Artificial intelligence and the future of English for specific purposes pedagogy in higher education
Abstract
Artificial intelligence (AI) is rapidly reshaping higher education, with growing implications for English for Specific Purposes (ESP) pedagogy. Although previous studies have examined AI in general English language teaching, its role in discipline-specific instruction remains underexplored, particularly in emerging higher education contexts. This study investigates how AI is perceived and used in ESP pedagogy in Vietnamese universities, focusing on business, finance, and engineering programs. A mixed-methods design was employed, combining survey data from 212 students enrolled in ESP courses with semi-structured interviews with 15 lecturers. The findings indicate that AI supports access to authentic disciplinary input, personalized learning pathways, immediate feedback, and greater learner autonomy.

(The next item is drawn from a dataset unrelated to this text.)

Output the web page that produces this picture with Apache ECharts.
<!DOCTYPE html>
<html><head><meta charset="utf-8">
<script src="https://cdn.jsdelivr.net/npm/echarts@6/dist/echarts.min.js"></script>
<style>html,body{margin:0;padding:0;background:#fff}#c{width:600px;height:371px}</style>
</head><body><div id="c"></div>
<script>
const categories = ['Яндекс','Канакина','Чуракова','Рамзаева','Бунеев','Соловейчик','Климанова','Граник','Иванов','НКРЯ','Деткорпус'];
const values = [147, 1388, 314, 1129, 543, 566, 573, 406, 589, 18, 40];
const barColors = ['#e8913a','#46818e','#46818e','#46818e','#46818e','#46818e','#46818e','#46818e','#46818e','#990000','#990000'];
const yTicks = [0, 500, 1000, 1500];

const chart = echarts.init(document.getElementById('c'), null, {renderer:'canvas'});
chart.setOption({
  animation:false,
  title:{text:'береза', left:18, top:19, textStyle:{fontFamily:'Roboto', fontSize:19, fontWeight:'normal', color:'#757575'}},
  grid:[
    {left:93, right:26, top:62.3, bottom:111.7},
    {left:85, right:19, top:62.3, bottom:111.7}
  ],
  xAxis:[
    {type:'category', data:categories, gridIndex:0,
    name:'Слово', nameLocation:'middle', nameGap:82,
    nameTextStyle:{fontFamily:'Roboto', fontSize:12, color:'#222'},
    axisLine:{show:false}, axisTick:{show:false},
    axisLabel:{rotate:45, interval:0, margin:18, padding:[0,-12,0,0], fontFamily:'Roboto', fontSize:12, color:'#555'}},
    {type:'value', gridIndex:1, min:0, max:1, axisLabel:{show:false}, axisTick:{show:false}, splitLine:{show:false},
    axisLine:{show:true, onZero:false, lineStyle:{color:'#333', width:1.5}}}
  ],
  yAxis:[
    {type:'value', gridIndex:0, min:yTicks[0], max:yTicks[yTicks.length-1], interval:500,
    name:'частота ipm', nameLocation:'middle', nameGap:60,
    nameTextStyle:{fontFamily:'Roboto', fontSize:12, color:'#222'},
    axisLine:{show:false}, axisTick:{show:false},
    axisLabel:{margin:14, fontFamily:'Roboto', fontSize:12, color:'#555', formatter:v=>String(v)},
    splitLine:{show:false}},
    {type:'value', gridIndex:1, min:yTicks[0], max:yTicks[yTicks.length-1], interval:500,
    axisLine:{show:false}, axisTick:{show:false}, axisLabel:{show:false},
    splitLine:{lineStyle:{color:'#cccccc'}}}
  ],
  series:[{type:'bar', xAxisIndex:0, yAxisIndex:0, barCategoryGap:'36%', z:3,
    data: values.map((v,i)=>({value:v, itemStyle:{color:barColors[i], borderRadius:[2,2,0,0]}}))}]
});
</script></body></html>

At the same time, participants identified persistent concerns related to reliability, over-reliance, academic integrity, data privacy, curriculum alignment, and teachers’ digital readiness. The study highlights the dual role of AI as both a pedagogical enabler and a source of new instructional and ethical challenges. It argues that effective integration of AI in ESP requires not only technological adoption, but also curriculum redesign, teacher professional development, and institutional policy support. These findings contribute to current discussions on AI-enhanced language education by extending ESP pedagogy toward a more explicitly AI-aware and context-responsive framework.